Movie review by Greg Carlson

A total misfire on virtually every level, “Enduring Love” is one of the year’s most disappointing films. Adapted from Ian McEwan’s 1997 novel, the movie manages to get off to a terrific, terrifying start, but runs out of steam so fast that audience members might be surprised by just how quickly they can be overwhelmed by boredom and apathy. Director Roger Michell, who managed to make the pulpy “Changing Lanes” such a gripping entertainment, never finds his way with the source material. Is love an illusion? Can love give birth to unintended, horrible consequences? Considering that “Enduring Love” parades its philosophical agenda within the overly familiar psycho-thriller framework, the answers to those questions are not particularly satisfying.

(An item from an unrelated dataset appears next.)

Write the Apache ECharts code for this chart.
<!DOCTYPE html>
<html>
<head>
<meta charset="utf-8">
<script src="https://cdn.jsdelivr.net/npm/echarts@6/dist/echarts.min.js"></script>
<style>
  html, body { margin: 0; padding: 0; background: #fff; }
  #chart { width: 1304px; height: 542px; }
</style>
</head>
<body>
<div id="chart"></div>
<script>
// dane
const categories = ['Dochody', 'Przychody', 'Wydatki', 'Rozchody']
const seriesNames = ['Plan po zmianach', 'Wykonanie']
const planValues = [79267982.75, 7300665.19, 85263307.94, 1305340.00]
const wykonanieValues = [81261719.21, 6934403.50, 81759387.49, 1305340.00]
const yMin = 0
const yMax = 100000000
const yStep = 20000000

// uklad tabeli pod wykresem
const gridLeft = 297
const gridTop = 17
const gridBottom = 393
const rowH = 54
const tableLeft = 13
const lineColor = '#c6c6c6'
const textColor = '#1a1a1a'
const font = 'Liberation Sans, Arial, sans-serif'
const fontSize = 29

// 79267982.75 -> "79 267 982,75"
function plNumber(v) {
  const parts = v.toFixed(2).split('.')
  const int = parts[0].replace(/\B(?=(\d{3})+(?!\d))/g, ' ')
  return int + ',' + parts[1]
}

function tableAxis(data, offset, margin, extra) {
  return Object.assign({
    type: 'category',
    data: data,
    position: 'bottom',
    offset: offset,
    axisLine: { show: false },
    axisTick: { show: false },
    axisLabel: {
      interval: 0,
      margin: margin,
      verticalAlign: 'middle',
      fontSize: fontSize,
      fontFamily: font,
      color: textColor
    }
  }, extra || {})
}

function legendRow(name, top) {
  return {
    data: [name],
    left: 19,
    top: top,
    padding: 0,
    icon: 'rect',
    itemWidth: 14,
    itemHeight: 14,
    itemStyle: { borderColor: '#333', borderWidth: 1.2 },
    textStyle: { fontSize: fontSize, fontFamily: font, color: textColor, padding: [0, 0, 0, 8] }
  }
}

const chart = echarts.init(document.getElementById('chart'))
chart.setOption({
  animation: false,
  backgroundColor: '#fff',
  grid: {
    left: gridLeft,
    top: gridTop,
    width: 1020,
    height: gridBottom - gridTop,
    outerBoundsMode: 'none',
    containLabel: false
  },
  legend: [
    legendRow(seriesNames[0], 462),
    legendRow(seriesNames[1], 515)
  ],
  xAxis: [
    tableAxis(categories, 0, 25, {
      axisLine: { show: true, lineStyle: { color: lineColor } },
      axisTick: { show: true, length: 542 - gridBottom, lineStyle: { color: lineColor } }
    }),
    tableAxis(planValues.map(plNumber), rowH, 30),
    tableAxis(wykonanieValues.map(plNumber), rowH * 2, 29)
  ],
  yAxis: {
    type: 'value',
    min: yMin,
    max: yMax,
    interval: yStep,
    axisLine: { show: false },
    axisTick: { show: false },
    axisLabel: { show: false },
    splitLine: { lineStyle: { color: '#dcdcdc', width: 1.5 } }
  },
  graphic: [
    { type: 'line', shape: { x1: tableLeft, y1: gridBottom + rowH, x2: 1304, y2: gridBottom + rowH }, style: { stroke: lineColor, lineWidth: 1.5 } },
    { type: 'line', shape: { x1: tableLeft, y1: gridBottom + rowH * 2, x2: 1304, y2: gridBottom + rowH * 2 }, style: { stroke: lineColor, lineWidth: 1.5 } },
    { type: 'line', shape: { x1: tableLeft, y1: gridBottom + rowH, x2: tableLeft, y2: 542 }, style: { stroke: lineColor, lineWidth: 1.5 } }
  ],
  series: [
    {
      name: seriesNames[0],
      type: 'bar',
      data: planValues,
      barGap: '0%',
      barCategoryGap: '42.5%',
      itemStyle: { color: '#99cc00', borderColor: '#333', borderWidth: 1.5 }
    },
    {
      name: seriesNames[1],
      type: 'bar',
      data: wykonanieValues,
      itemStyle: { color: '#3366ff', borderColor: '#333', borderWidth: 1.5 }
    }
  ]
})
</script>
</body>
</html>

The movie’s opening scene is gripping. Lounging in a lush meadow outside London, university lecturer Joe Rose (Daniel Craig) produces a bottle of champagne in order to propose to girlfriend Claire (Samantha Morton). Just before the cork is popped, a bright red hot air balloon crashes nearby, skidding along the grass. A small boy remains inside the gondola while a man tries desperately to control the unwieldy behemoth. Joe runs to the rescue. Several others appear virtually out of nowhere. Grabbing the ropes, it looks like the would-be heroes have brought the balloon under control. Then, the unthinkable happens. The balloon begins to ascend, and all but one of the men let go of the ropes. Looking on in horror, Joe, Claire and the others watch the last man swaying on his thread. The balloon climbs higher and higher, and finally the man cannot hold on any longer.

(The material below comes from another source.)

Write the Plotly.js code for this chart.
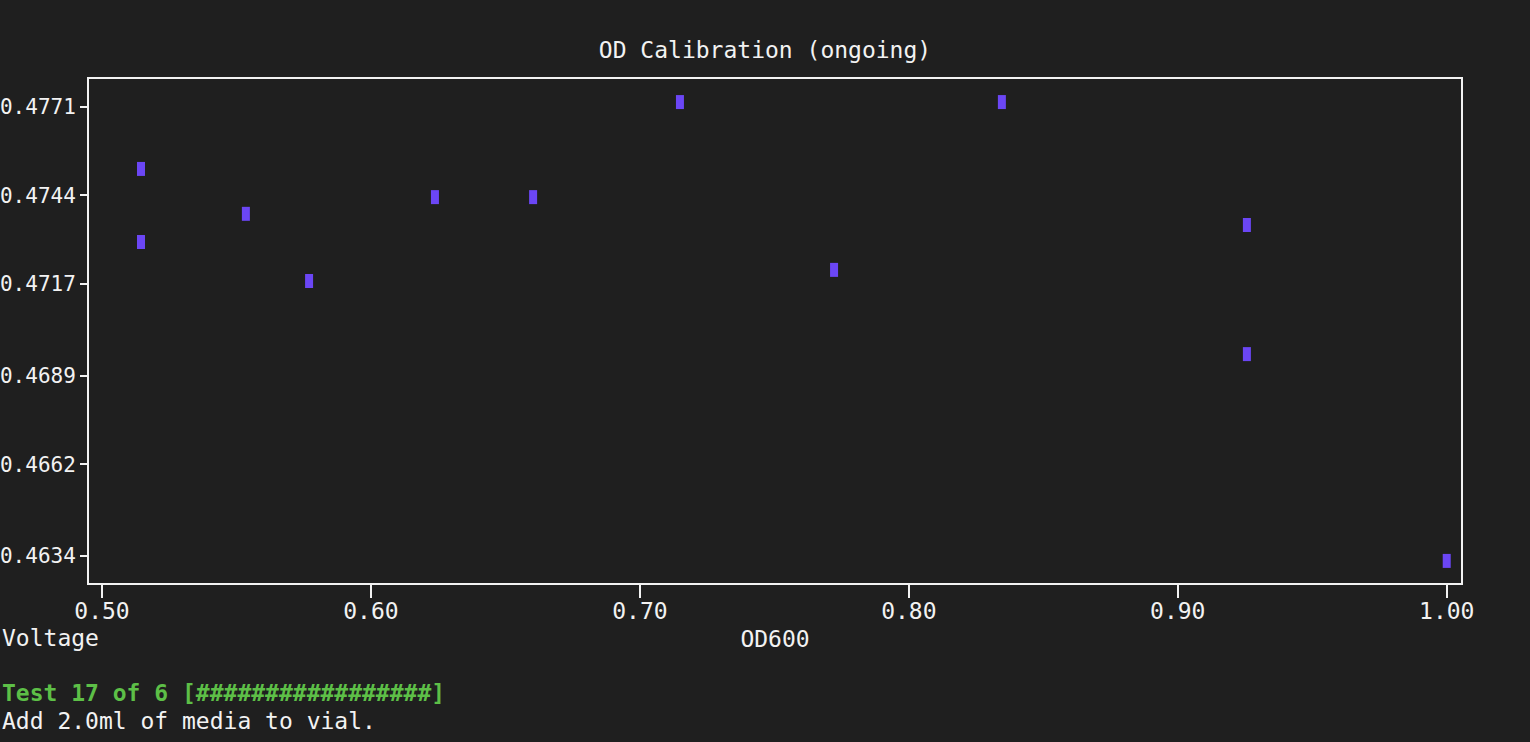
<!DOCTYPE html>
<html>
<head>
<meta charset="utf-8">
<script src="https://cdn.plot.ly/plotly-3.0.1.min.js"></script>
<style>
html,body{margin:0;padding:0;background:#1f1f1f;overflow:hidden;}
#chart{width:1530px;height:742px;}
</style>
</head>
<body>
<div id="chart"></div>
<script>
// OD600 readings (x) and voltage readings (y)
const od600 = [0.5145, 0.5145, 0.5535, 0.5770, 0.6238, 0.6603, 0.7149, 0.7722, 0.8346, 0.9257, 0.9257, 1.0000];
const voltage = [0.47521, 0.47298, 0.47384, 0.47179, 0.47435, 0.47435, 0.47725, 0.47213, 0.47725, 0.47350, 0.46956, 0.46325];
const xTickVals = [0.5, 0.6, 0.7, 0.8, 0.9, 1.0];
const xTickText = ["0.50", "0.60", "0.70", "0.80", "0.90", "1.00"];
const yTickVals = [0.4771, 0.4744, 0.4717, 0.4689, 0.4662, 0.4634];
const yTickText = ["0.4771", "0.4744", "0.4717", "0.4689", "0.4662", "0.4634"];
const titleText = "OD Calibration (ongoing)";
const xTitle = "OD600";
const yTitle = "Voltage";
const statusLine = "Test 17 of 6 [#################]";
const messageLine = "Add 2.0ml of media to vial.";

const FONT = "DejaVu Sans Mono, Liberation Mono, monospace";
const WHITE = "#f2f2f2";
const FS = 23;

const trace = {
  x: od600, y: voltage, type: "scatter", mode: "markers",
  marker: {symbol: "line-ns-open", size: 10, color: "#6b46f5",
           line: {color: "#6b46f5", width: 8}},
  hoverinfo: "x+y"
};

const layout = {
  width: 1530, height: 742,
  paper_bgcolor: "#1f1f1f", plot_bgcolor: "#1f1f1f",
  margin: {l: 89, r: 69, t: 79, b: 159},
  showlegend: false,
  font: {family: FONT, color: WHITE, size: FS},
  title: {text: titleText, x: 0.5, xanchor: "center", y: 1 - 50/742, yanchor: "middle",
          font: {family: FONT, color: WHITE, size: FS}},
  xaxis: {
    range: [0.49517, 1.00531], tickvals: xTickVals, ticktext: xTickText,
    showgrid: false, zeroline: false, showline: true, mirror: true,
    linecolor: WHITE, linewidth: 2, ticks: "outside", ticklen: 13, tickwidth: 2, tickcolor: WHITE,
    ticklabelstandoff: -7,
    tickfont: {family: FONT, color: WHITE, size: FS},
    title: {text: xTitle, standoff: 8, font: {family: FONT, color: WHITE, size: FS}}
  },
  yaxis: {
    range: [0.462576, 0.477954], tickvals: yTickVals, ticktext: yTickText,
    showgrid: false, zeroline: false, showline: true, mirror: true,
    linecolor: WHITE, linewidth: 2, ticks: "outside", ticklen: 7, tickwidth: 2, tickcolor: WHITE,
    tickfont: {family: FONT, color: WHITE, size: 21}
  },
  annotations: [
    {text: yTitle, xref: "paper", yref: "paper", x: -89/1372, xanchor: "left",
     y: -(638-583)/504, yanchor: "middle", showarrow: false,
     font: {family: FONT, color: WHITE, size: FS}},
    {text: "<b>" + statusLine + "</b>", xref: "paper", yref: "paper", x: -89/1372, xanchor: "left",
     y: -(693-583)/504, yanchor: "middle", showarrow: false,
     font: {family: FONT, color: "#5dbf47", size: FS}},
    {text: messageLine, xref: "paper", yref: "paper", x: -89/1372, xanchor: "left",
     y: -(721-583)/504, yanchor: "middle", showarrow: false,
     font: {family: FONT, color: WHITE, size: FS}}
  ]
};

Plotly.newPlot("chart", [trace], layout, {displayModeBar: false, staticPlot: true});
</script>
</body>
</html>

Joe never mentally recovers from the accident, harboring tremendous guilt about his own inability to keep the balloon on the ground. Withdrawing into himself, the strain begins to infiltrate Joe’s relationship with Claire. One of the other accident witnesses, the lanky, disheveled Jed (Rhys Ifans) begins to pop up with unsettling frequency in Joe’s life, and then things really go downhill. Jed is a typical movie bogeyman – the kind who always happens to be watching from the park across the street, or holding up a photo of the protagonist’s girlfriend, or having lunch at the next table in the restaurant. When the movie should be examining Joe’s psychological scars and his relationship with Claire, it descends into cheap slasher territory.

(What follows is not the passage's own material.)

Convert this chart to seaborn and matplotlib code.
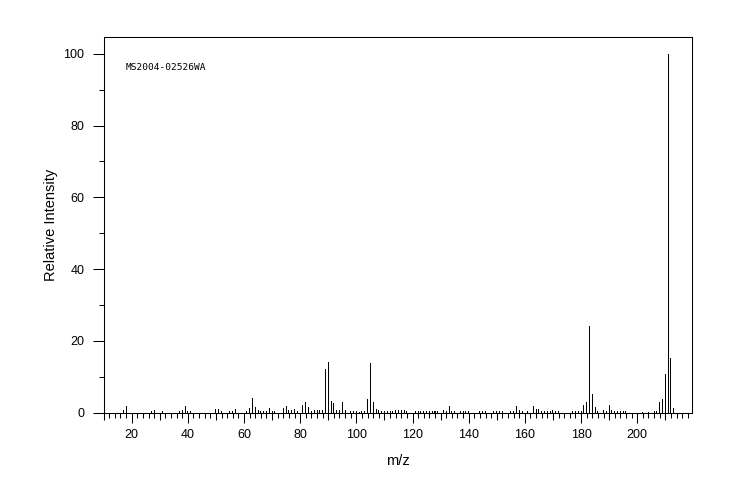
import matplotlib
matplotlib.use("Agg")
import matplotlib.pyplot as plt
from matplotlib.ticker import MultipleLocator, FixedLocator, NullFormatter
import seaborn as sns
import pandas as pd

# ---- spectrum data (m/z, relative intensity) ----
mz = [17, 18, 27, 28, 31, 37, 38, 39, 40, 41,
      50, 51, 52, 55, 56, 57, 61, 62, 63, 64,
      65, 66, 67, 68, 69, 70, 71, 74, 75, 76,
      77, 78, 79, 81, 82, 83, 84, 85, 86, 87,
      88, 89, 90, 91, 92, 93, 94, 95, 96, 98,
      99, 100, 101, 102, 103, 104, 105, 106, 107, 108,
      109, 110, 111, 112, 113, 114, 115, 116, 117, 118,
      121, 122, 123, 124, 125, 126, 127, 128, 129, 131,
      132, 133, 134, 135, 137, 138, 139, 140, 144, 145,
      146, 149, 150, 151, 152, 155, 156, 157, 158, 159,
      161, 163, 164, 165, 166, 167, 168, 169, 170, 171,
      172, 177, 178, 179, 180, 181, 182, 183, 184, 185,
      186, 188, 189, 190, 191, 192, 193, 194, 195, 196,
      202, 204, 206, 207, 208, 209, 210, 211, 212, 213]
intensity = [0.8, 1.8, 0.4, 0.7, 0.3, 0.4, 0.7, 1.8, 0.4, 0.3,
             1.1, 0.9, 0.4, 0.4, 0.5, 0.9, 0.4, 1.3, 4.0, 1.5,
             0.6, 0.5, 0.4, 0.5, 1.2, 0.5, 0.4, 1.2, 1.8, 0.7,
             0.6, 1.1, 0.5, 2.1, 3.0, 1.6, 0.3, 0.6, 0.7, 0.7,
             0.7, 12.2, 14.1, 3.3, 2.6, 0.6, 0.6, 2.8, 0.7, 0.4,
             0.4, 0.3, 0.2, 0.3, 0.4, 3.9, 13.9, 2.8, 1.0, 0.6,
             0.4, 0.3, 0.3, 0.5, 0.4, 0.7, 0.7, 0.6, 0.6, 0.4,
             0.4, 0.3, 0.3, 0.3, 0.3, 0.3, 0.4, 0.3, 0.3, 0.6,
             0.4, 1.8, 0.4, 0.3, 0.3, 0.3, 0.3, 0.3, 0.3, 0.3,
             0.3, 0.3, 0.3, 0.3, 0.3, 0.3, 0.4, 1.8, 0.6, 0.3,
             0.3, 1.8, 1.1, 0.9, 0.5, 0.3, 0.3, 0.3, 0.7, 0.3,
             0.3, 0.3, 0.3, 0.3, 0.4, 2.0, 2.9, 24.0, 5.1, 1.5,
             0.4, 0.6, 0.3, 2.2, 0.8, 0.4, 0.3, 0.3, 0.3, 0.3,
             0.2, 0.2, 0.4, 0.3, 2.8, 3.7, 10.8, 100.0, 15.3, 1.2]
sample_id = "MS2004-02526WA"

df = pd.DataFrame({"mz": mz, "intensity": intensity})

sns.set_style("ticks")
plt.rcParams["font.family"] = ["Liberation Sans", "DejaVu Sans"]
plt.rcParams["text.color"] = "black"
plt.rcParams["axes.labelcolor"] = "black"
plt.rcParams["xtick.color"] = "black"
plt.rcParams["ytick.color"] = "black"

fig = plt.figure(figsize=(7.44, 5.0), dpi=100)
ax = fig.add_axes([0.1392, 0.175, 0.7909, 0.751])

sns.barplot(data=df, x="mz", y="intensity", native_scale=True, width=0.36,
            color="black", saturation=1, errorbar=None, linewidth=0,
            antialiased=False, ax=ax)

ax.set_xlim(10, 219.5)
ax.set_ylim(0, 104.7)

for s in ax.spines.values():
    s.set_visible(True)
    s.set_linewidth(0.75)
    s.set_color("black")

ax.xaxis.set_major_locator(MultipleLocator(20))
ax.xaxis.set_minor_locator(MultipleLocator(2))
ax.yaxis.set_major_locator(MultipleLocator(20))
ax.yaxis.set_minor_locator(MultipleLocator(10))
ax.tick_params(axis="x", which="major", length=7.2, width=0.75, pad=5, labelsize=9, colors="black")
ax.tick_params(axis="x", which="minor", length=3.6, width=0.75, colors="black")
ax.tick_params(axis="y", which="major", length=7.7, width=0.75, pad=6, labelsize=9, colors="black")
ax.tick_params(axis="y", which="minor", length=3.6, width=0.75, colors="black")

# medium ticks at every odd ten
sec = ax.secondary_xaxis("bottom")
sec.xaxis.set_major_locator(FixedLocator(list(range(10, 220, 20))))
sec.xaxis.set_major_formatter(NullFormatter())
sec.tick_params(axis="x", which="major", length=5, width=0.75, colors="black")
sec.xaxis.set_minor_locator(FixedLocator([]))
for s in sec.spines.values():
    s.set_visible(False)

ax.set_xlabel("m/z", fontsize=10.5, labelpad=9, color="black")
ax.set_ylabel("Relative Intensity", fontsize=10.5, labelpad=4, color="black")
ax.text(0.037, 0.92, sample_id, transform=ax.transAxes, fontsize=6.8,
        family="DejaVu Sans Mono", va="center", ha="left", color="black")

fig.savefig("out.png", dpi=100)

“Enduring Love” does not even make it to the halfway mark before the audience begins to anticipate every predictable turn. Jed secrets himself among Joe’s students and pops up in class to warble a few bars of “God Only Knows” (for which Brian Wilson is surely owed the deepest of apologies). Claire can’t take Joe’s brooding anymore. The editing and photography become so self-consciously arty that seemingly, rain begins to pour in every other scene. Frantic, midnight searches of websites are made. The unavoidable “stalker’s shrine” is discovered. Everything crashes harder than the opening scene’s balloon.

By the time the laughable coda is tagged on, viewers might feel as disconnected from the film as Joe does from his emotions. The actors have been wasted, especially the brilliant Morton, who deserves so much better than her role here as the long-suffering, supportive helpmate. Additionally, Ifans is too obvious as a goony lunatic, which makes much of what transpires hard to take: any normal person would have taken out a restraining order against him after the first nutty encounter. As it is, viewers should make sure to stay at least fifty yards away from this movie at all times.